▶ _Required task_
Look in the material below for the line with "Rebuild this chart" and the line with "var pbsShift = -0.18, cbShift = 0.22;", then set down exactly those two lines and all lines between, nothing more.

▶ _Given information_

========

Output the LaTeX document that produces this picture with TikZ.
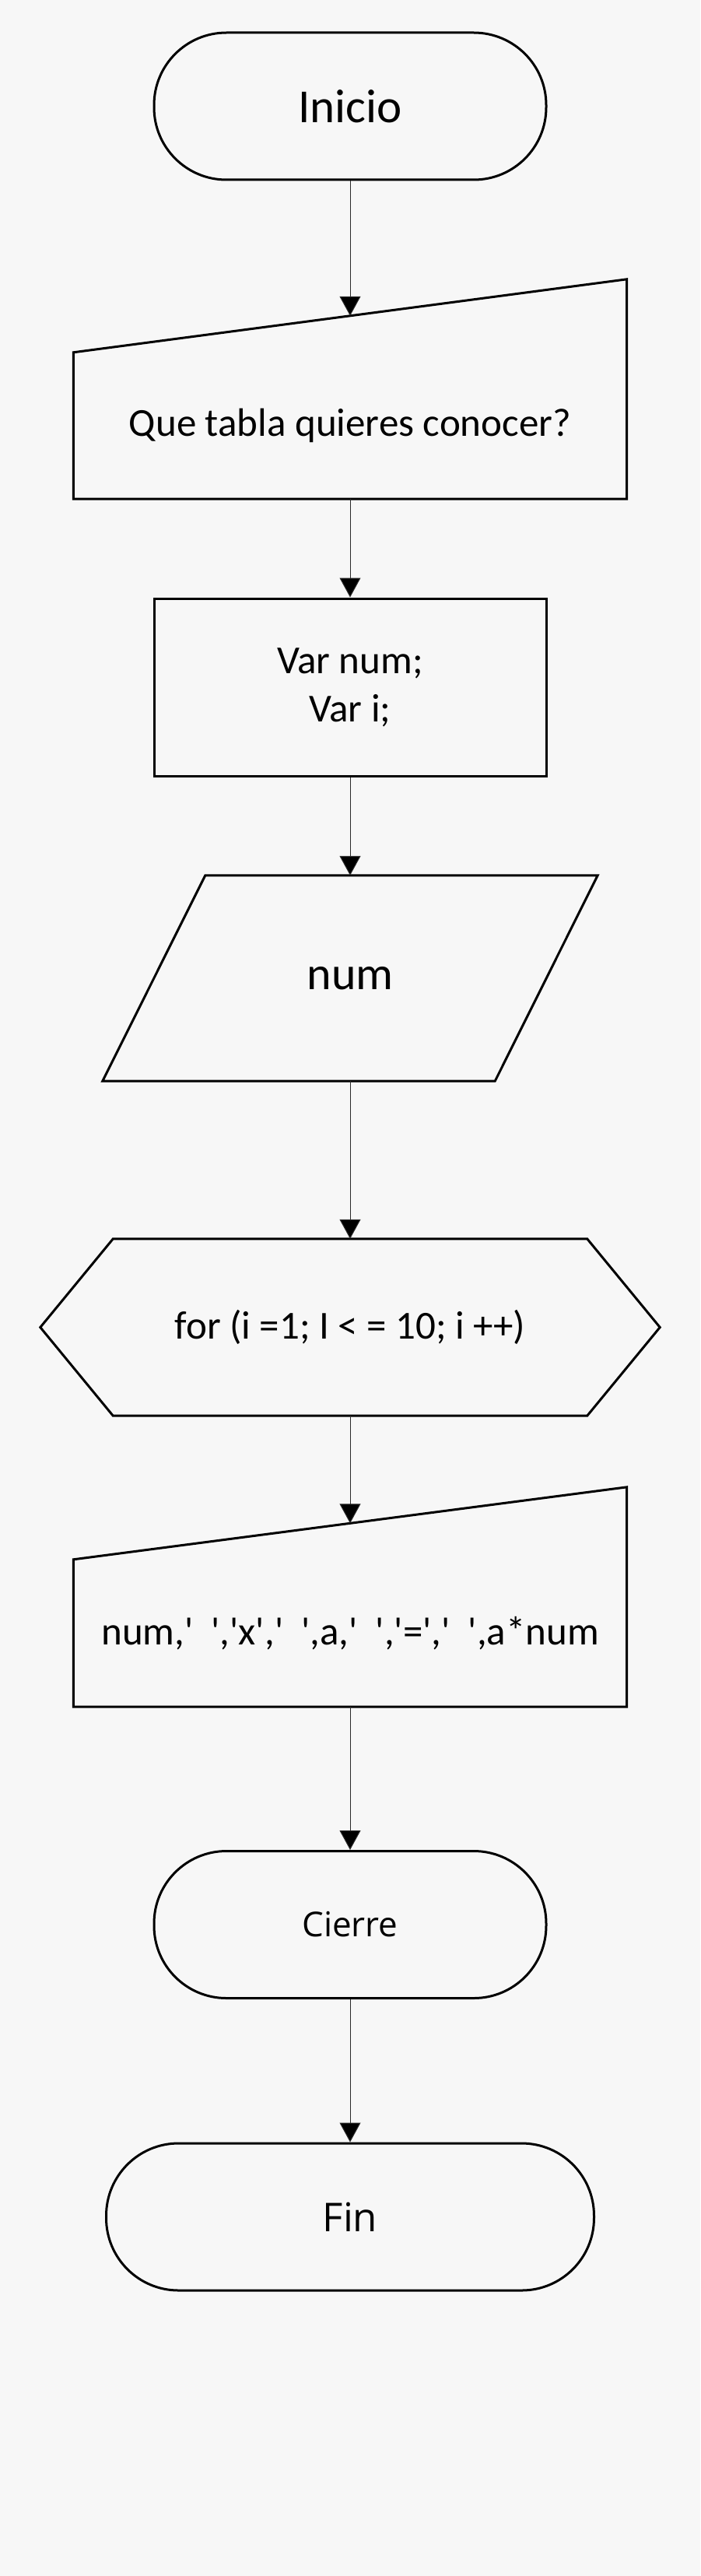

========

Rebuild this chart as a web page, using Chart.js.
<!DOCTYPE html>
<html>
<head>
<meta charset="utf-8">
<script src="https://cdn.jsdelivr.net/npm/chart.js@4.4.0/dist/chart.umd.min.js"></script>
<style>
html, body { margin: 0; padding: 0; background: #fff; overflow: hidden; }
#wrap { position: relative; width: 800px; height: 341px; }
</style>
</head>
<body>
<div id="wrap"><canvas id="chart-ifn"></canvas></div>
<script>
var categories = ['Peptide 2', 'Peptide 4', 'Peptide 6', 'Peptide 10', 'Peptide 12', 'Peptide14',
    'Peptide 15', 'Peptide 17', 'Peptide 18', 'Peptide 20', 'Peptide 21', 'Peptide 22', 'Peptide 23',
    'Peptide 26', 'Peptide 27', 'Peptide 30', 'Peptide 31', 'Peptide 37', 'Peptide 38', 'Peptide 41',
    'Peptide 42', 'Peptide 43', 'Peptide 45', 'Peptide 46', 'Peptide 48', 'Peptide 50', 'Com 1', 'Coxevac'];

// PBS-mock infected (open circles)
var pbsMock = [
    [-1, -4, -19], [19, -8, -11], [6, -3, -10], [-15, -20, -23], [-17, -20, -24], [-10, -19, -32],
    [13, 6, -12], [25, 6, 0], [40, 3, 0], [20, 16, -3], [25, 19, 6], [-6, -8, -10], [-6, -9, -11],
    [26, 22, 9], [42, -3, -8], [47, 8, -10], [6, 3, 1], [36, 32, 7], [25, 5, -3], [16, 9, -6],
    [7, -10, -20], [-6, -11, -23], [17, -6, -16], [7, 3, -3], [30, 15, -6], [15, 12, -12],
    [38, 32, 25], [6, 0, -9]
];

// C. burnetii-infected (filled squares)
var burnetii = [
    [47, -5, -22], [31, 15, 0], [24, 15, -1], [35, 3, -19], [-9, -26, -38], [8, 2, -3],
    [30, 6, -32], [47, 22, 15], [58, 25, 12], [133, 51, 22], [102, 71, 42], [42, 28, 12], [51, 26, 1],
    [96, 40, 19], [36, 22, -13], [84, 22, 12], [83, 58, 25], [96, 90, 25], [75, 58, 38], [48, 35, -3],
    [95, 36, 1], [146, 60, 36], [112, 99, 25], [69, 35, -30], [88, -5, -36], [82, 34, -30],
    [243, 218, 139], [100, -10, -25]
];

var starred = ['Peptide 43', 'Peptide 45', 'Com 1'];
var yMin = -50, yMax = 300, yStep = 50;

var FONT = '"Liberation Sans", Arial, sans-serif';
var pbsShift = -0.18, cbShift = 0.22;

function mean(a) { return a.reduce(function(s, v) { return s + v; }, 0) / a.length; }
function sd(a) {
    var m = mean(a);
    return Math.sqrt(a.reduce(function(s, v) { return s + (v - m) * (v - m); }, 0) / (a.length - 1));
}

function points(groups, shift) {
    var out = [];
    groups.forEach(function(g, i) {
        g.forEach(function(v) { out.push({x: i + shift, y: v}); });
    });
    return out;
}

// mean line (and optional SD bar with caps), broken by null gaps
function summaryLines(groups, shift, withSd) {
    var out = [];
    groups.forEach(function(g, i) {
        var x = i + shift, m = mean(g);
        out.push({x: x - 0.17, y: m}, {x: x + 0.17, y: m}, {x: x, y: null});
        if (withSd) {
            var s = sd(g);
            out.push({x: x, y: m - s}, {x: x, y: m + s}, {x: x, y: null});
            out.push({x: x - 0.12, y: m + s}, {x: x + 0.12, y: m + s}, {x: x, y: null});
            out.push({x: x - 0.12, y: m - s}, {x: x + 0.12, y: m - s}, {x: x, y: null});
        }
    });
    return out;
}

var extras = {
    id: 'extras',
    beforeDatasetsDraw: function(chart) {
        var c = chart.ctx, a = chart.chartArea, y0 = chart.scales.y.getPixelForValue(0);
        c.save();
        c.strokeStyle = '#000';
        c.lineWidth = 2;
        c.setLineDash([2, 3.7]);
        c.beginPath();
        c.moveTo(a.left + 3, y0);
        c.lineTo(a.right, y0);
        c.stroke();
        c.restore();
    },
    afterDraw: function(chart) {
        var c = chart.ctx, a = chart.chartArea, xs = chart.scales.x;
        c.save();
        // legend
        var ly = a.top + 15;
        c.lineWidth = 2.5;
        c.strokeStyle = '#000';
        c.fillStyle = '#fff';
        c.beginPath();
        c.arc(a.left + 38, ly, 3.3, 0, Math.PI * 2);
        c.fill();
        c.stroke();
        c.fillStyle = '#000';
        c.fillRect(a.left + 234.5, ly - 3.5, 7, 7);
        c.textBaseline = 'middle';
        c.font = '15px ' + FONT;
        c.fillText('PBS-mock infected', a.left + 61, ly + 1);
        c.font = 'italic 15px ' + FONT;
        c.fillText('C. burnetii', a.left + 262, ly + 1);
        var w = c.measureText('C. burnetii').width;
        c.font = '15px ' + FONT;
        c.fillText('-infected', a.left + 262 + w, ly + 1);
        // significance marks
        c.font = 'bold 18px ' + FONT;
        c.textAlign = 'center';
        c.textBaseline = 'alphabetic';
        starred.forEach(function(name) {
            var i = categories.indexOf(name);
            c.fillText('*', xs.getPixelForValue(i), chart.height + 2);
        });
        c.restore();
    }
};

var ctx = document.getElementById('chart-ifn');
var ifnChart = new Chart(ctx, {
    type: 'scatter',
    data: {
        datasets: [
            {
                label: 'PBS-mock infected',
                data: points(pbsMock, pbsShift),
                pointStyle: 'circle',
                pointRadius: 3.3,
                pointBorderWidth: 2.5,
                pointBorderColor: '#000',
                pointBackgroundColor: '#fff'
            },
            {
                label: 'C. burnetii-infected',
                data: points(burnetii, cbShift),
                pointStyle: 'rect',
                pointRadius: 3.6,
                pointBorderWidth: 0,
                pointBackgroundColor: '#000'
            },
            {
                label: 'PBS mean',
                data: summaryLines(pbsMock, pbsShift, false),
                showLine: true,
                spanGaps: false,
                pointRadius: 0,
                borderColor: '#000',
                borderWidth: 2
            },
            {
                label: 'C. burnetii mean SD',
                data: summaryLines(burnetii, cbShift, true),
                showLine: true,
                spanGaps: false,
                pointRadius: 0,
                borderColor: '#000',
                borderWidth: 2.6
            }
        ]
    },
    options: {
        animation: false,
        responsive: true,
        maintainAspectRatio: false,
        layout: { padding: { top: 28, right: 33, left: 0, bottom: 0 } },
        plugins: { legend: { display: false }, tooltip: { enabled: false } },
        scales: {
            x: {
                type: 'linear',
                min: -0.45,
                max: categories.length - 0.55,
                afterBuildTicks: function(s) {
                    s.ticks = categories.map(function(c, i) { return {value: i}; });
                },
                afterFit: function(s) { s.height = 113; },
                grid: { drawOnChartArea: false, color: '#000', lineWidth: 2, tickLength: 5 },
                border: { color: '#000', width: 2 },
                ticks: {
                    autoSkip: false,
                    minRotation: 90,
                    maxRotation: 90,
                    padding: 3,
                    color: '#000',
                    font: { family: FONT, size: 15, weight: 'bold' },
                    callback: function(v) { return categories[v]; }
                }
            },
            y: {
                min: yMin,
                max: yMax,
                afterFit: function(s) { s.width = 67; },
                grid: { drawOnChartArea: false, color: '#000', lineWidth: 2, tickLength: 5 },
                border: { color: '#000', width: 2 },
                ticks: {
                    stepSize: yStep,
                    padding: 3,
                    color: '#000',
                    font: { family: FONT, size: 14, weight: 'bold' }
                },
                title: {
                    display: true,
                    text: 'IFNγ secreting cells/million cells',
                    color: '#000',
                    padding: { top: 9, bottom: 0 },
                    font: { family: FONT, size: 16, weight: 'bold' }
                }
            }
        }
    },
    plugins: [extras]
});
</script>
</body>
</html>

========

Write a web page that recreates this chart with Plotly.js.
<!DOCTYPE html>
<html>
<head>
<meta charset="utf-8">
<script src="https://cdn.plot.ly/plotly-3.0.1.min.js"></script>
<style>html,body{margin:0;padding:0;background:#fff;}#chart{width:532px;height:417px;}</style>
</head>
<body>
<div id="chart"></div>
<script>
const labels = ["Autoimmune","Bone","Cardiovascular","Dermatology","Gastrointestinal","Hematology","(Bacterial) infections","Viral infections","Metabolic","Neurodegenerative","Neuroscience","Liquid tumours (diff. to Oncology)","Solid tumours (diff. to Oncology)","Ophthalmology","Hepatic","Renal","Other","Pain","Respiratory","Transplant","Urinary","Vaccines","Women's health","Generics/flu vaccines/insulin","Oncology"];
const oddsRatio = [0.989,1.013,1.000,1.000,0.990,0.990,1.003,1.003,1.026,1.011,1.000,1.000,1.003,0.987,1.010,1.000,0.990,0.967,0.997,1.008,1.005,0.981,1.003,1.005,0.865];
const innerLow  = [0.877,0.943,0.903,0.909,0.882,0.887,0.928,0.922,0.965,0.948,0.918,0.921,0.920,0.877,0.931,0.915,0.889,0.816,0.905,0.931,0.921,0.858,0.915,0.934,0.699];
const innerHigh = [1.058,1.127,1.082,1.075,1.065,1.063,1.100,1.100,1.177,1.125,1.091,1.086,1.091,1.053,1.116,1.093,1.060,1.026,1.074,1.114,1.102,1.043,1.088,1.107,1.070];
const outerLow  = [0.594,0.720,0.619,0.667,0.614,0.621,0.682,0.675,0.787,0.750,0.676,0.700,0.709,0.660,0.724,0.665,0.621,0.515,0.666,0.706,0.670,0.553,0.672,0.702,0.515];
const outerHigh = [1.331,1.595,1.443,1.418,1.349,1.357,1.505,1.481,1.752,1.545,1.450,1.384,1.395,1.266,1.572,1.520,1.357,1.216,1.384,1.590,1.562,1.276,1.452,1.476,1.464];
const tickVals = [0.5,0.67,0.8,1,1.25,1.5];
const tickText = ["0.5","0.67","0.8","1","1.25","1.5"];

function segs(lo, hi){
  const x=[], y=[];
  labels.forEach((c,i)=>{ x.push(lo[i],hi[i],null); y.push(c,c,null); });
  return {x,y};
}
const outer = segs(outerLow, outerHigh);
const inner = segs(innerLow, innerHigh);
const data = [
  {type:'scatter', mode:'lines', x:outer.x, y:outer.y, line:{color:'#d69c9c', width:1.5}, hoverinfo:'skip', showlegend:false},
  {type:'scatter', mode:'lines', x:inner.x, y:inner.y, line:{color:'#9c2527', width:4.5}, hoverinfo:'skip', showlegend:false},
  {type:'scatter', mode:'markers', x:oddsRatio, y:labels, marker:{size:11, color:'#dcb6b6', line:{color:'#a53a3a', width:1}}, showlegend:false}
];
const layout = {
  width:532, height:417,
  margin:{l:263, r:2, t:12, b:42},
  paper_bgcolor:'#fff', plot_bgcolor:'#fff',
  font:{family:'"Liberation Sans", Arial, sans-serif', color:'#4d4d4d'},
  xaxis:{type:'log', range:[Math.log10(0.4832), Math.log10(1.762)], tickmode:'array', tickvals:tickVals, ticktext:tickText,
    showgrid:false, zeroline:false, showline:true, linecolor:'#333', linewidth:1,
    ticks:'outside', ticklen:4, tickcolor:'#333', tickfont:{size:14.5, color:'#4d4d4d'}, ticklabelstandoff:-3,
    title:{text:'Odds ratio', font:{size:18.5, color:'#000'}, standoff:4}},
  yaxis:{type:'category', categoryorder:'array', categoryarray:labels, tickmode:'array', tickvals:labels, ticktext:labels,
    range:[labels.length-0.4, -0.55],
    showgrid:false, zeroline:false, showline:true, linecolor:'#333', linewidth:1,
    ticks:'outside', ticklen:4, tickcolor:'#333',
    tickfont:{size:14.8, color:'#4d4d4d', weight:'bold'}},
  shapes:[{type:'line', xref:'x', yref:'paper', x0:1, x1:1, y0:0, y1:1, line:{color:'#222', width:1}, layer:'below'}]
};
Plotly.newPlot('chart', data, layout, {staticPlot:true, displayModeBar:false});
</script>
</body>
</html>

========

▶ _Solution for this problem_
Rebuild this chart as a web page, using Chart.js.
<!DOCTYPE html>
<html>
<head>
<meta charset="utf-8">
<script src="https://cdn.jsdelivr.net/npm/chart.js@4.4.0/dist/chart.umd.min.js"></script>
<style>
html, body { margin: 0; padding: 0; background: #fff; overflow: hidden; }
#wrap { position: relative; width: 800px; height: 341px; }
</style>
</head>
<body>
<div id="wrap"><canvas id="chart-ifn"></canvas></div>
<script>
var categories = ['Peptide 2', 'Peptide 4', 'Peptide 6', 'Peptide 10', 'Peptide 12', 'Peptide14',
    'Peptide 15', 'Peptide 17', 'Peptide 18', 'Peptide 20', 'Peptide 21', 'Peptide 22', 'Peptide 23',
    'Peptide 26', 'Peptide 27', 'Peptide 30', 'Peptide 31', 'Peptide 37', 'Peptide 38', 'Peptide 41',
    'Peptide 42', 'Peptide 43', 'Peptide 45', 'Peptide 46', 'Peptide 48', 'Peptide 50', 'Com 1', 'Coxevac'];

// PBS-mock infected (open circles)
var pbsMock = [
    [-1, -4, -19], [19, -8, -11], [6, -3, -10], [-15, -20, -23], [-17, -20, -24], [-10, -19, -32],
    [13, 6, -12], [25, 6, 0], [40, 3, 0], [20, 16, -3], [25, 19, 6], [-6, -8, -10], [-6, -9, -11],
    [26, 22, 9], [42, -3, -8], [47, 8, -10], [6, 3, 1], [36, 32, 7], [25, 5, -3], [16, 9, -6],
    [7, -10, -20], [-6, -11, -23], [17, -6, -16], [7, 3, -3], [30, 15, -6], [15, 12, -12],
    [38, 32, 25], [6, 0, -9]
];

// C. burnetii-infected (filled squares)
var burnetii = [
    [47, -5, -22], [31, 15, 0], [24, 15, -1], [35, 3, -19], [-9, -26, -38], [8, 2, -3],
    [30, 6, -32], [47, 22, 15], [58, 25, 12], [133, 51, 22], [102, 71, 42], [42, 28, 12], [51, 26, 1],
    [96, 40, 19], [36, 22, -13], [84, 22, 12], [83, 58, 25], [96, 90, 25], [75, 58, 38], [48, 35, -3],
    [95, 36, 1], [146, 60, 36], [112, 99, 25], [69, 35, -30], [88, -5, -36], [82, 34, -30],
    [243, 218, 139], [100, -10, -25]
];

var starred = ['Peptide 43', 'Peptide 45', 'Com 1'];
var yMin = -50, yMax = 300, yStep = 50;

var FONT = '"Liberation Sans", Arial, sans-serif';
var pbsShift = -0.18, cbShift = 0.22;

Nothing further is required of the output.